We’re trying to build up the area, but it still needs work. I’m not sure it will ever be done, but we can’t give up.

- Rosemarie Dearing, community activist

In looking back over her life, she takes pride in the North Amityville Community Economic Council’s training program that for years was a vehicle for people to get GEDs, nursing and office assistant skills and other services. “That program helped a lot of people,” she said.

Dearing is noted for her efforts to help revitalize North Amityville and in particular “The Corner,” where Albany Avenue and Great Neck Road meet. Empty lots have since been developed, although community revitalization is ongoing.

“It used to be the worst drug area, we worked to get them out,” she said. Despite progress, “We’re trying to build up the area, but it still needs work. I’m not sure it will ever be done, but we can’t give up.”

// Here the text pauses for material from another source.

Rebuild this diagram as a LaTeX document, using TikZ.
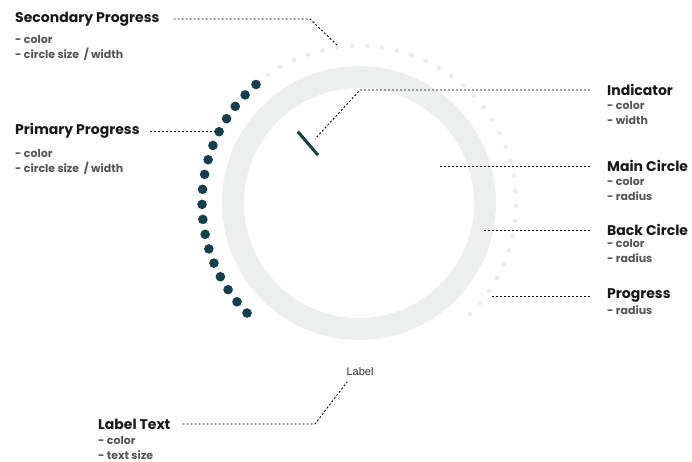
\documentclass[tikz,border=0pt]{standalone}
\usepackage{fontspec}
\setmainfont{Poppins}
\newfontfamily\labfont{Liberation Sans}
\definecolor{knobteal}{HTML}{143F4C}
\definecolor{ringgray}{HTML}{EDEFEE}
\definecolor{dotgray}{HTML}{EBEBEB}
\definecolor{itemgray}{HTML}{555555}
\tikzset{
	head/.style={anchor=west, inner sep=0pt, text=black!90,
		font=\fontsize{14}{16}\selectfont\bfseries},
	item/.style={anchor=north west, inner sep=0pt, align=left, text=itemgray,
		font=\fontsize{11}{15}\selectfont\bfseries},
	leader/.style={draw=black, line width=0.9pt, dash pattern=on 2pt off 2pt},
}
\begin{document}
\begin{tikzpicture}[x=1pt, y=-1pt]
	\useasboundingbox (0,0) rectangle (692,462);
	% knob
	\coordinate (C) at (359,203);
	\draw[ringgray, line width=22pt] (C) circle (126pt);
	\begin{scope}[shift={(C)}]
		\foreach \i in {0,...,49}{
			\pgfmathsetmacro\ang{5.5*\i-224.5}
			\ifnum\i<18
				\fill[knobteal] (\ang:157) circle (4.8pt);
			\else
				\fill[dotgray] (\ang:157) circle (2.3pt);
			\fi
		}
		\draw[knobteal, line width=3pt] (-130.6:63) -- (-130.6:94);
	\end{scope}
	\node[inner sep=0pt, text=black!80, font=\labfont\fontsize{11}{12}\selectfont] (lbl) at (360,372) {Label};
	% left texts
	\node[head] (sec) at (15,19) {Secondary Progress};
	\node[item] (secitems) at (15,35) {- color\\- circle size~ / width};
	\node[head] (prim) at (15,131) {Primary Progress};
	\node[item] (primitems) at (15,149) {- color\\- circle size~ / width};
	\node[head] (labtext) at (98,424) {Label Text};
	\node[item] (labitems) at (98,436) {- color\\- text size};
	% right texts
	\node[head] (ind) at (607,90) {Indicator};
	\node[item] (inditems) at (607,101) {- color\\- width};
	\node[head] (main) at (607,166) {Main Circle};
	\node[item] (mainitems) at (607,177) {- color\\- radius};
	\node[head] (back) at (607,230) {Back Circle};
	\node[item] (backitems) at (607,239) {- color\\- radius};
	\node[head] (prog) at (607,296) {Progress};
	\node[item] (progitems) at (607,305) {- radius};
	% leader ends
	\coordinate (secbend) at (310,19);
	\coordinate (secend) at (337,45);
	\coordinate (primend) at (218,131);
	\coordinate (indbend) at (360,90);
	\coordinate (indend) at (315,139);
	\coordinate (mainend) at (440,166);
	\coordinate (backend) at (482,230);
	\coordinate (progend) at (492,296);
	\coordinate (labbend) at (315,424);
	\coordinate (labend) at (347,382);
	\draw[leader] ([xshift=14pt]sec.east) -- (secbend) -- (secend);
	\draw[leader] ([xshift=10pt]prim.east) -- (primend);
	\draw[leader] ([xshift=12pt]labtext.east) -- (labbend) -- (labend);
	\draw[leader] ([xshift=-17pt]ind.west) -- (indbend) -- (indend);
	\draw[leader] ([xshift=-17pt]main.west) -- (mainend);
	\draw[leader] ([xshift=-17pt]back.west) -- (backend);
	\draw[leader] ([xshift=-17pt]prog.west) -- (progend);
\end{tikzpicture}
\end{document}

Rosemarie Dearing, of Copiague, center, receives her Shero Award from...

Rosemarie Dearing, of Copiague, center, receives her Shero Award from Valerie Tingle, left, president of the Long Island Chapter of the National Coalition of 100 Black Women as Patricia Hill Williams looks on. Credit: Morgan Campbell

Still volunteering

While age has slowed Dearing down, you’ll still find her volunteering when organizations reach out or speaking at town board meetings on community housing and other issues. “My son says I don’t know how to say no,” said Dearing, who also has three granddaughters.

Though she says yes to everyone else, Dearing admits she often puts herself last. She struggles to answer when asked about hobbies and me-time.

“When I first retired, I traveled a lot to the islands, I took cruises,” she said. “Unfortunately, I have a bad leg, so I can’t get around like I used to. I haven’t thought a lot about doing things for myself, but there’s still a lot in the community that needs to be done. I don’t feel like I’m finished.”

She said her commitment to the community was in part from her parents instilling the importance of doing for others. “You have to do what you feel is good for you and the community,” Dearing said. “Never back away from your obligations.”

Dearing said being honored as a Shero was a special moment. “I didn’t expect it at all,” she said. “It is an honor to be recognized by this group of fantastic women that is doing so much good on Long Island.”

Her niece, Madeline McConney, said Dearing has been her “ride or die,” filling the void since her mother died in 2022. She wants people to know her auntie can dance, cook a mean corn pudding and knows what to do with a deck of cards with skills in games like spades.

“Her laugh is contagious,” McConney said. “She loves life.”